= SEAQ =

The Stock Exchange Automated Quotation system (or SEAQ) is a system for trading small-cap London Stock Exchange (LSE) companies. Stocks need to have at least two market-makers to be eligible for trading via SEAQ. New securities cannot be listed via the SEAQ system.
In the LSE, only AIM stocks with low liquidity are traded on the SEAQ market. It is a quote-driven market made by specialized and competing dealers, also known as market-makers. The system contains no public limit order book.

The idea behind the SEAQ system is that individual investors should always be able to trade and that the element of competition between market-makers should lead to narrower dealing Bid–ask spreads. However, Bid/Ask spreads and hence trading costs on SEAQ are typically high because of the combination of the market-maker driven trading system and the lack of liquidity.

==Regulation==
The AIM market is not considered to be an EURM (European Regulated Market), it is instead classified as multilateral trading facility (MTF). Because of this the SEAQ system is allowed to continue even though it is not considered to be MiFID compliant.
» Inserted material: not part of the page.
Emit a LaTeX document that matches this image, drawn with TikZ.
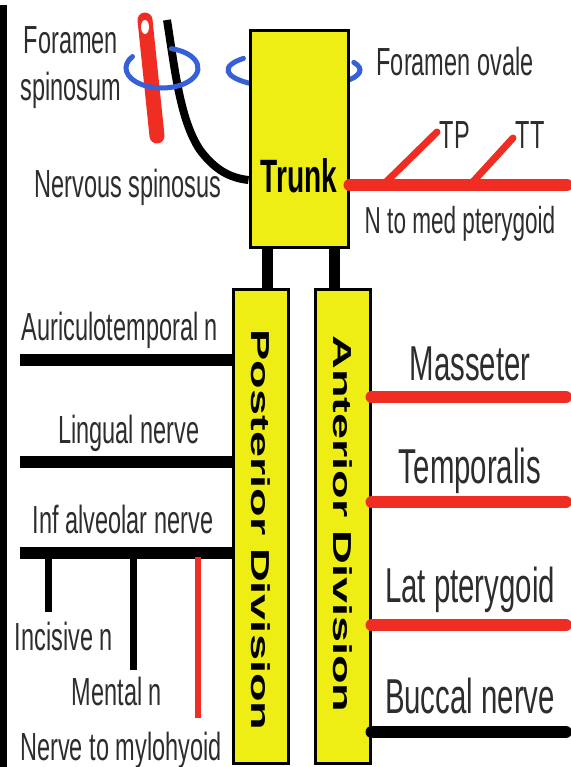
\documentclass[tikz,border=0pt]{standalone}
\usepackage{fontspec}
\setmainfont[FakeStretch=0.6]{Liberation Sans}
\newfontfamily\divfont{Liberation Sans}
\usetikzlibrary{positioning}
\definecolor{boxyellow}{RGB}{238,238,20}
\definecolor{nervered}{RGB}{240,45,35}
\definecolor{ringblue}{RGB}{55,95,215}
\definecolor{labelgray}{RGB}{45,45,45}

\tikzset{
  divbox/.style={draw=black, line width=1.5pt, fill=boxyellow, inner sep=0pt},
  lbl/.style={anchor=base, text=labelgray, inner sep=0pt},
  bignerve/.style={line width=6pt},
  smallnerve/.style={line width=3.5pt},
  ring/.style={ringblue, line width=2.5pt, line cap=round},
}

\begin{document}
\begin{tikzpicture}[x=0.5pt, y=-0.5pt, every node/.style={font=\fontsize{19.6}{23.5}\selectfont}]
        \useasboundingbox (0,0) rectangle (571,767);

        % page edge
        \draw[line width=3.5pt] (3.5,5) -- (3.5,767);

        % foramen ovale ring, behind the trunk
        \draw[ring] (294,70) ++(220:66 and 18) arc[start angle=220, end angle=-25, x radius=66, y radius=18];

        % trunk and the two divisions
        \node[divbox, minimum width=49pt, minimum height=108.5pt] (trunk) at (299,138.5) {};
        \node[lbl, font=\fontsize{23.4}{28}\selectfont\bfseries, text=black] (trunklbl) at (299,192) {Trunk};
        \node[divbox, minimum width=27.5pt, minimum height=237pt] (post) at (260.5,526) {};
        \node[divbox, minimum width=27.5pt, minimum height=237pt] (ant) at (342.5,526) {};
        \node[rotate=-90, font=\divfont\bfseries\fontsize{13}{15}\selectfont] (postlbl) at (260.5,530) {\scalebox{1.8}[1]{Posterior Division}};
        \node[rotate=-90, font=\divfont\bfseries\fontsize{13}{15}\selectfont] (antlbl) at (342.5,524) {\scalebox{1.8}[1]{Anterior Division}};
        \draw[line width=5.5pt] ([xshift=-16pt]trunk.south) -- ([xshift=-16pt]trunk.south |- post.north);
        \draw[line width=5.5pt] ([xshift=17.5pt]trunk.south) -- ([xshift=17.5pt]trunk.south |- ant.north);

        % foramen spinosum: artery, nerve, ring
        \draw[nervered, line width=7.5pt, line cap=round] (145,20) -- (157,136);
        \fill[white] (145,27) ellipse[x radius=4, y radius=7];
        \draw[line width=4pt] (167,20) .. controls (175,70) and (180,120) .. (200,150)
          .. controls (215,170) and (230,178) .. (trunk.west |- 0,180);
        \draw[ring] (162,68) ++(215:36 and 20) arc[start angle=215, end angle=-75, x radius=36, y radius=20];
        \node[align=center, text=labelgray, inner sep=0pt] (spinlbl) at (71,68) {Foramen\\spinosum};
        \node[lbl] (nslbl) at (128,197) {Nervous spinosus};
        \node[lbl] (ovlbl) at (455,75) {Foramen ovale};

        % n to med pterygoid with TP, TT
        \draw[nervered, bignerve, line cap=round] (trunk.east |- 0,185) -- (567,185);
        \draw[nervered, smallnerve, line cap=round] (383,185) -- (437,132);
        \draw[nervered, smallnerve, line cap=round] (470,185) -- (513,138);
        \node[lbl] (tplbl) at (455,148) {TP};
        \node[lbl] (ttlbl) at (530,148) {TT};
        \node[lbl, font=\fontsize{18.8}{22}\selectfont] (medlbl) at (460,233) {N to med pterygoid};

        % posterior division branches
        \foreach \y/\base/\x/\txt in {360/340/120/Auriculotemporal n, 462/443/129/Lingual nerve, 553/533/123/Inf alveolar nerve} {
          \draw[bignerve] (20,\y) -- (post.west |- 0,\y);
          \node[lbl] (pl\y) at (\x,\base) {\txt};
        }
        \draw[smallnerve] (48,553) -- (48,612);
        \draw[smallnerve] (133,553) -- (133,670);
        \draw[nervered, line width=3pt] (198,557) -- (198,718);
        \node[lbl] (inclbl) at (64,650) {Incisive n};
        \node[lbl] (menlbl) at (117,705) {Mental n};
        \node[lbl] (mylbl) at (121,760) {Nerve to mylohyoid};

        % anterior division branches
        \foreach \y/\base/\col/\txt in {397/380/nervered/Masseter, 502/483/nervered/Temporalis, 625/602/nervered/Lat pterygoid, 732/713/black/Buccal nerve} {
          \draw[\col, bignerve, line cap=round] (ant.east |- 0,\y) -- (566,\y);
          \node[lbl, font=\fontsize{24.5}{29}\selectfont] (al\y) at (470,\base) {\txt};
        }
      \end{tikzpicture}
\end{document}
For this reason the LSE developed the SETSqx system which replaced the SEAQ system for all Main Market securities in October 2007. The SETSqx system allows members of the public to display limit orders, although these orders are traded through so that typically incoming market priced orders will trade with the 'Market Makers Quotes' and not at better prices, which may be available inside the market makers Bid–ask spreads.